De mémoire d’électeur socialiste, on n’avait jamais vu ça : trois candidats PS briguant la même mairie ! Celle de Plombières-les-Dijon. Trois candidats qui se connaissent bien car ils ont effectué le dernier mandat côte à côte. Le sortant, Jean-Paul Hesse, le secrétaire de section, Emmanuel Debost, et le premier adjoint, Murat Bayam. Michel Neugnot, patron du parti socialiste en Côte-d’Or, a bien fait les gros yeux pour tenter de remettre de l’ordre dans la maison rose. En vain. Emmanuel Debost est rentré dans le rang mais Murat Bayam a refusé de plier à ses exigences. Conséquences : le PS l’a exclu et le maire lui a retiré sa délégation. De quoi en décourager plus d’un. Mais pas Murat Bayam qui affirme, non sans humour, qu’il ne sera pas « la tête de Turc » du prochain scrutin dans cette ville de 3 000 habitants.
Car l’homme ne cache pas ses origines. Né en 1965 à Mersin, dans le sud-est de la Turquie, non loin de la frontière avec la Syrie, Murat Bayam s’installe en France en 1973. 20 ans plus tard, il élit domicile à Plombières.
C’est le maire de l’époque, Jacky Fouillot, qui l’entraîne dans l’aventure politique.
Elu conseiller municipal en 2001 puis adjoint aux affaires sociales, il est réélu en 2008 sur la liste de Jean-Paul Hesse qui en fait son premier adjoint chargé des Finances. Mais les tensions apparaissent. Et avec elles la défiance. Au point que Murat Bayam s’abstient de voter le dernier budget. La rupture est consommée même si la vie politique municipale se poursuit comme dans les couples qui ne divorcent pas et se contentent de faire chambre à part.
Las de l’immobilisme et des discours pompeux censés les bercer, Murat Bayam décide de lancer sa propre liste. L’homme a du tempérament. Il entend le prouver dans l’adversité. Très impliqué dans la vie associative, ancien président du foyer rural, ce titulaire d’un DESS de gestion des politiques urbaines croit en sa bonne étoile. Les récentes épreuves, certains diront sa dissidence, ont affermi sa foi.

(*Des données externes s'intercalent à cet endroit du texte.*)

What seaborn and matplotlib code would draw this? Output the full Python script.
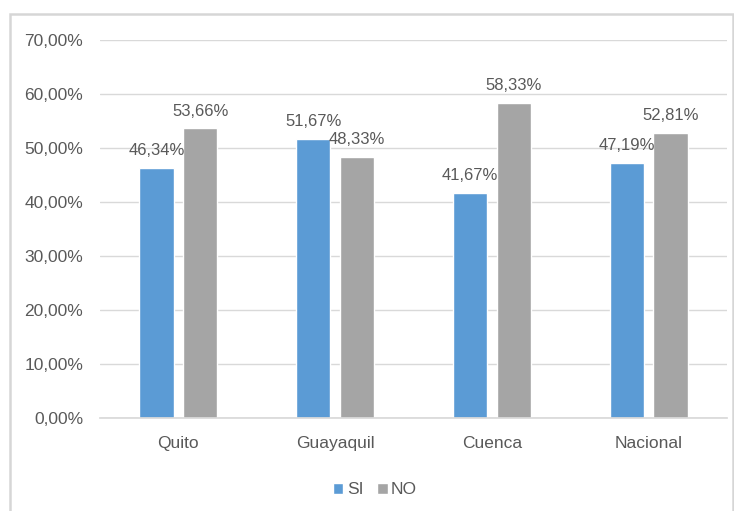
import matplotlib
matplotlib.use("Agg")
import matplotlib.pyplot as plt
from matplotlib.patches import Rectangle
import seaborn as sns
import pandas as pd

ciudades = ["Quito", "Guayaquil", "Cuenca", "Nacional"]
si_vals = [46.34, 51.67, 41.67, 47.19]
no_vals = [53.66, 48.33, 58.33, 52.81]
series = ["SI", "NO"]
colores = ["#5B9BD5", "#A5A5A5"]
y_ticks = [0, 10, 20, 30, 40, 50, 60, 70]

df = pd.DataFrame({
    "ciudad": ciudades * 2,
    "serie": ["SI"] * len(ciudades) + ["NO"] * len(ciudades),
    "valor": si_vals + no_vals,
})

sns.set_theme(style="white")
plt.rcParams["font.family"] = ["Liberation Sans", "DejaVu Sans"]
texto = "#595959"

fig = plt.figure(figsize=(7.34, 5.11), dpi=100)
ax = fig.add_axes([100 / 734, (511 - 418) / 511, 627 / 734, 378 / 511])

sns.barplot(data=df, x="ciudad", y="valor", hue="serie", hue_order=series,
            palette=colores, width=0.56, gap=0.22, ax=ax, legend=True,
            saturation=1, errorbar=None)

# data labels
for cont in ax.containers:
    labels = [f"{v:.2f}%".replace(".", ",") for v in cont.datavalues]
    ax.bar_label(cont, labels=labels, padding=7, color=texto, fontsize=12)

ax.set_ylim(0, 70)
ax.set_xlim(-0.5, 3.5)
ax.set_yticks(y_ticks)
ax.set_yticklabels([f"{t:.2f}%".replace(".", ",") for t in y_ticks])
ax.yaxis.grid(True, color="#D9D9D9", linewidth=1)
ax.set_axisbelow(True)
ax.tick_params(axis="both", length=0, colors=texto, labelsize=12.5)
ax.tick_params(axis="y", pad=12)
ax.tick_params(axis="x", pad=13)
ax.set_xlabel("")
ax.set_ylabel("")
for s in ["top", "right", "left"]:
    ax.spines[s].set_visible(False)
ax.spines["bottom"].set_color("#D9D9D9")

leg = ax.legend(loc="center", bbox_to_anchor=(375 / 734, 1 - 490 / 511),
                bbox_transform=fig.transFigure, ncol=2, frameon=False,
                handlelength=0.6, handleheight=0.6, handletextpad=0.2,
                columnspacing=0.8, fontsize=12.5)
for t in leg.get_texts():
    t.set_color(texto)

# outer chart frame
fig.patches.append(Rectangle((10 / 734, -0.05), 723 / 734, 1 - 14 / 511 + 0.05,
                             transform=fig.transFigure, fill=False,
                             edgecolor="#D6D6D6", linewidth=1.8))

fig.savefig("out.png", dpi=100)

Une (bonne) bouille toute ronde, des yeux qui se plissent quand le sourire malicieux s’élargit, des joues pleines de bon vivant… Avec lui, le silence n’excède pas trois secondes. Et l’enthousiasme fait rapidement vibrer sa voix. Pour lui, le Pasquier constituera un des enjeux électoraux : « Je m’oppose au projet d’urbanisation. Si on est élus, on ne fera pas de constructions sur cet espace de 19 hectares, à proximité du port qu’il faut aménager sur le plan touristique. On fera des lieux de vie, des commerces, des guinguettes, des animations diverses. On ne touchera pas au local des pompiers. On le réaménagera en bibliothèque, médiathèque, en centre d’accès numérique. Ce qui ne veut pas dire pour autant qu’il ne faut pas construire. Il faut développer Plombières mais en sollicitant l’avis des habitants pour trouver les lieux les plus adaptés à la construction de logements. »
Et celui qui préfère généralement le compromis à l’affrontement, le dialogue au
combat, la séduction à l’épreuve de force, n’hésite pas à hausser le ton quand il évoque la transparence budgétaire : « Nous demanderons un audit financier. Je prône une fiscalité maîtrisée. Pas d’augmentation d’impôts pendant toute la durée du mandat au-delà de l’inflation. » Des intentions louables que l’on retrouve, un peu partout, chez pas mal de prétendants au fauteuil de maire…
Sa commune, Murat Bayam la souhaite fraternelle et respectueuse. « Il faut instaurer un vrai dialogue avec les habitants. Renouer le lien. Mettre en place des comités de quartiers pour mieux impliquer la population. » Et l’inventaire, presque à la Prévert, ne s’arrête pas là. « Créer un pôle bénévolat pour soutenir le tissu associatif, soutenir le commerce en facilitant le stationnement, repenser les entrées de la commune, donner un nom au complexe sportif, demander à Divia de faire l’effort de faire passer des bus le samedi soir et le dimanche matin… »
Derrière les lunettes à fine monture, rien ne semble échapper au perspicace regard de Murat Bayam qui sait depuis qu’il engagé en politique que la transformation d’une popularité en potentiel électoral est une alchimie délicate. Quant à son exclusion du PS, il pourra toujours méditer ce bon mot de l’ancien Premier ministre anglais John Major : « Si vous voulez de la gratitude, élevez des chiens ».